How Coke and Pepsi Make Millions From Bottling Tap Water, as Residents Face Shutoffs
The beverage giants were allowed to keep bottling in Detroit, despite substantial uncollected water bills

In recent weeks, on a quiet stretch of Detroit’s west side dotted with vacant homes, a 262,000-square-foot Coca-Cola manufacturing facility has buzzed with activity, even as many businesses in Michigan were ordered by the state to temporarily close to combat the ongoing coronavirus pandemic.

Coca-Cola churns out a number of beverages here, including Dasani bottled water, which generated more than $1 billion in U.S. sales in the past year, according to market research firm IRI. It’s a good time to be in the water business: As the coronavirus pandemic spread in the U.S. throughout March, bottled water sales increased 57 percent over the same time period last year.

But among the products, such as toilet paper and hand sanitizer, that Americans are panic-buying, bottled water is unusual: There is no shortage of safe drinking water, and health officials have tried to assure people that public water supplies are not contaminated by the coronavirus. Hoarding bottled water simply isn’t necessary for most people.

What’s more, most bottled water sold in the U.S. comes from the same municipal sources that supply tap water—a fact that might be unknown to most consumers. Coca-Cola makes Dasani at the company’s Detroit plant by purchasing, treating, and bottling municipal water before selling it at a significant upcharge to consumers. Pepsi bottles its Aquafina water brand in Detroit the same way.

The business model is hugely profitable. The cost to buy that municipal water is exceedingly low—and once bottled, the markup can be around 133 times greater, a Consumer Reports analysis of company water billing and usage records found.

But what’s good for businesses isn’t necessarily good for consumers, according to CR’s review, which included the examination of hundreds of pages of billing and other records obtained through public records requests, and interviews with environmental law experts, industry consultants, residents of Detroit, and consumer advocates.

For starters, bottlers and consumers aren’t always treated as equals by water utilities, CR found. In Detroit, whose policy prior to the coronavirus crisis called for shutting off water to residents if they fell $150 behind in their water bills, 2,800 homes were estimated to be without running water at the start of the pandemic. (Read more about cities that have not restored water to residents during the coronavirus crisis.)

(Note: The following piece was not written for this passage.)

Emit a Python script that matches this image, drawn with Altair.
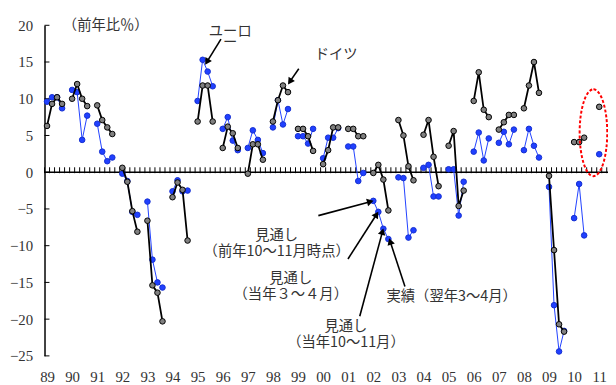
import math
import altair as alt
import numpy as np
import pandas as pd

# ---------------- data ----------------
years = list(range(1989, 2012))
# each year: [前年10~11月見通し, 当年3~4月見通し, 当年10~11月見通し, 実績(翌年3~4月)]
germany = [
    [6.3, 9.3, 10.2, 9.3],
    [10.0, 12.0, 10.0, 9.0],
    [9.1, 7.1, 6.1, 5.2],
    [0.6, -1.3, -5.3, -8.1],
    [-6.6, -15.4, -16.4, -20.3],
    [-3.4, -1.4, -2.4, -9.3],
    [6.9, 11.8, 11.8, 6.9],
    [3.3, 6.2, 5.3, 3.3],
    [-0.2, 3.8, 3.8, 1.7],
    [6.9, 9.8, 11.8, 10.9],
    [5.9, 5.9, 4.9, 2.9],
    [1.1, 3.0, 6.1, 6.1],
    [5.9, 5.9, 4.9, 4.9],
    [-0.1, 1.0, -1.0, -5.2],
    [7.1, 5.0, 0.8, -1.1],
    [5.1, 7.1, 2.1, -1.9],
    [3.6, 5.6, -4.6, -2.5],
    [9.7, 13.6, 8.5, 7.5],
    [5.8, 6.8, 7.8, 7.8],
    [8.7, 11.8, 15.0, 10.8],
    [-0.5, -10.6, -20.7, -21.7],
    [4.1, 4.1, 4.7],
    [8.9],
]
euro = [
    [9.6, 10.2, 10.2, 8.7],
    [11.2, 10.9, 4.4, 7.7],
    [6.6, 2.8, 1.5, 2.0],
    [-0.2, -1.2, -5.4, -5.8],
    [-4.0, -11.9, -15.0, -15.7],
    [-2.6, -1.1, -2.6, -2.5],
    [9.7, 15.3, 13.7, 11.7],
    [5.9, 7.5, 4.3, 3.0],
    [3.3, 5.7, 4.4, 2.6],
    [6.1, 9.8, 6.5, 8.6],
    [4.9, 4.9, 3.9, 5.9],
    [1.9, 4.7, 4.7, 6.0],
    [3.5, 3.5, -1.2, -0.1],
    [-3.9, -5.4, -7.7, -9.1],
    [-0.7, -0.8, -8.9, -7.9],
    [0.6, 1.0, -3.3, -3.3],
    [0.4, 0.4, -5.9, -1.3],
    [2.8, 5.4, 1.6, 4.6],
    [4.0, 5.5, 3.8, 5.8],
    [3.0, 5.9, 3.6, 2.0],
    [-2.0, -18.1, -24.4, -21.6],
    [-6.25, -1.6, -8.6],
    [2.45],
]
y_ticks = [-25, -20, -15, -10, -5, 0, 5, 10, 15, 20]

# annotation texts (x in year-index units, y in %); "\n" = line break
ann_text = ["（前年比％）", "ドイツ",
            "見通し\n（前年10〜11月時点）",
            "見通し\n（当年３～４月）",
            "見通し\n（当年10〜11月）",
            "実績（翌年3〜4月）"]
ann_x = [2.34, 11.52, 9.15, 9.71, 11.91, 16.12]
ann_y = [19.87, 15.97, -8.66, -14.56, -21.14, -17.05]
euro_label = "ユーロ\nー"
euro_x, euro_y = 7.3, 19.06

# arrows: start -> end
arr_x1 = [6.93, 10.03, 10.81, 11.99, 12.46, 14.26]
arr_y1 = [18.12, 14.09, -5.91, -11.81, -19.6, -15.57]
arr_x2 = [6.30, 9.60, 13.01, 13.20, 13.40, 13.63]
arr_y2 = [14.63, 11.95, -3.89, -5.37, -7.65, -8.99]

# ---------------- layout ----------------
W, H = 571, 335
XMIN, XMAX = -0.1, 22.35
YMIN, YMAX = -25, 20


def px(x):
    return (x - XMIN) / (XMAX - XMIN) * W


def py(y):
    return (YMAX - y) / (YMAX - YMIN) * H


def dx(p):
    return p / W * (XMAX - XMIN) + XMIN


def dy(p):
    return YMAX - p / H * (YMAX - YMIN)


rows = []
for i, yr in enumerate(years):
    for q, v in enumerate(germany[i]):
        rows.append(dict(series="ドイツ", year=yr, x=i + 0.2 * q, v=v))
    for q, v in enumerate(euro[i]):
        rows.append(dict(series="ユーロ", year=yr, x=i + 0.2 * q, v=v))
df = pd.DataFrame(rows)
df_de = df[df.series == "ドイツ"]
df_eu = df[df.series == "ユーロ"]

xs = alt.Scale(domain=[XMIN, XMAX], nice=False, zero=False)
ys = alt.Scale(domain=[YMIN, YMAX], nice=False, zero=False)

LABEL_FONT = "Liberation Serif"
JP_FONT = "Noto Sans CJK JP"
TXT = "#333333"

x_axis = alt.Axis(values=list(range(len(years))),
                  labelExpr="format((datum.value + 89) % 100, '02d')",
                  domain=False, ticks=False, grid=False, title=None,
                  labelPadding=14, labelFontSize=15, labelFont=LABEL_FONT,
                  labelColor=TXT, labelFlush=False, labelOverlap=False)
y_axis = alt.Axis(values=y_ticks, domain=True, domainColor="black", domainWidth=1.5,
                  ticks=False, grid=False, title=None, labelPadding=12,
                  labelFontSize=15, labelFont=LABEL_FONT, labelColor=TXT)

X = lambda f: alt.X(f, type="quantitative", scale=xs, axis=x_axis)
Y = lambda f: alt.Y(f, type="quantitative", scale=ys, axis=y_axis)

zero_line = alt.Chart(pd.DataFrame({"v": [0]})).mark_rule(color="black", strokeWidth=1.5).encode(
    y=Y("v"), x=alt.value(0), x2=alt.value(W))

tick_pos = np.arange(XMIN, XMAX, 0.2)
zpx = py(0)
zero_ticks = alt.Chart(pd.DataFrame({"x": tick_pos})).mark_rule(color="black", strokeWidth=1).encode(
    x=X("x"), y=alt.value(zpx - 5), y2=alt.value(zpx + 1))

y_in_ticks = alt.Chart(pd.DataFrame({"v": y_ticks})).mark_rule(color="black", strokeWidth=1).encode(
    y=Y("v"), x=alt.value(0), x2=alt.value(5))

BLUE = "#2040FF"
eu_line = alt.Chart(df_eu).mark_line(color=BLUE, strokeWidth=1).encode(
    x=X("x"), y=Y("v"), detail="year:N", order="x:Q")
eu_pts = alt.Chart(df_eu).mark_point(filled=True, fill=BLUE, stroke="#1530D0",
                                     strokeWidth=1, size=32, opacity=1, shape="circle").encode(
    x=X("x"), y=Y("v"))
de_line = alt.Chart(df_de).mark_line(color="black", strokeWidth=1.8).encode(
    x=X("x"), y=Y("v"), detail="year:N", order="x:Q")
de_pts = alt.Chart(df_de).mark_point(filled=True, fill="#808080", stroke="black",
                                     strokeWidth=1, size=32, opacity=1, shape="circle").encode(
    x=X("x"), y=Y("v"))

# red dashed ellipse around the 2011 forecasts
ell_path = "M 0 -1 A 0.318 1 0 1 1 0 1 A 0.318 1 0 1 1 0 -1 Z"
ellipse = alt.Chart(pd.DataFrame({"x": [21.77], "v": [5.37]})).mark_point(
    shape=ell_path, size=88 * 88, filled=False, stroke="red", strokeWidth=2,
    strokeDash=[3, 2], opacity=1).encode(x=X("x"), y=Y("v"))

tdf = pd.DataFrame({"t": ann_text, "x": ann_x, "v": ann_y})
texts = alt.Chart(tdf).mark_text(
    font=JP_FONT, fontSize=14.5, color=TXT, align="center", baseline="middle",
    lineBreak="\n", lineHeight=16).encode(
    x=X("x"), y=Y("v"), text="t:N")

euro_text = alt.Chart(pd.DataFrame({"t": [euro_label], "x": [euro_x], "v": [euro_y]})).mark_text(
    font=JP_FONT, fontSize=14.5, color=TXT, align="center", baseline="middle",
    lineBreak="\n", lineHeight=11).encode(
    x=X("x"), y=Y("v"), text="t:N")

# arrows
shaft_rows, head_rows = [], []
for a, b, c, d in zip(arr_x1, arr_y1, arr_x2, arr_y2):
    p1 = (px(a), py(b))
    p2 = (px(c), py(d))
    ddx, ddy = p2[0] - p1[0], p2[1] - p1[1]
    L = math.hypot(ddx, ddy)
    ux, uy = ddx / L, ddy / L
    h = 3.4
    cx, cy = p2[0] - ux * h, p2[1] - uy * h
    ang = math.degrees(math.atan2(ddx, -ddy)) % 360
    shaft_rows.append(dict(x=a, v=b, x2=dx(cx), v2=dy(cy)))
    head_rows.append(dict(x=dx(cx), v=dy(cy), ang=ang))

shafts = alt.Chart(pd.DataFrame(shaft_rows)).mark_rule(color="black", strokeWidth=1.6).encode(
    x=X("x"), y=Y("v"), x2="x2:Q", y2="v2:Q")
heads = alt.Chart(pd.DataFrame(head_rows)).mark_point(
    shape="triangle-up", filled=True, fill="black", size=60, opacity=1, strokeWidth=0).encode(
    x=X("x"), y=Y("v"), angle=alt.Angle("ang:Q", scale=None))

chart = alt.layer(
    zero_line, zero_ticks, y_in_ticks,
    eu_line, eu_pts, de_line, de_pts, ellipse, texts, euro_text, shafts, heads
).properties(
    width=W, height=H,
    autosize=alt.AutoSizeParams(type="none"),
    padding={"left": 37, "top": 15, "right": 0, "bottom": 27},
).configure_view(stroke=None)

chart.save("out.html", embed_options={"renderer": "svg", "actions": False})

But bottlers in Detroit have also racked up tens of thousands of dollars of past-due water bills that went unpaid for months, CR found. Not once has their access to water been shut off over the time period we examined. When asked why, the city cited the companies’ strong payment history and an ability to pay their bills. The city said in a later statement that it had made errors collecting past-due balances.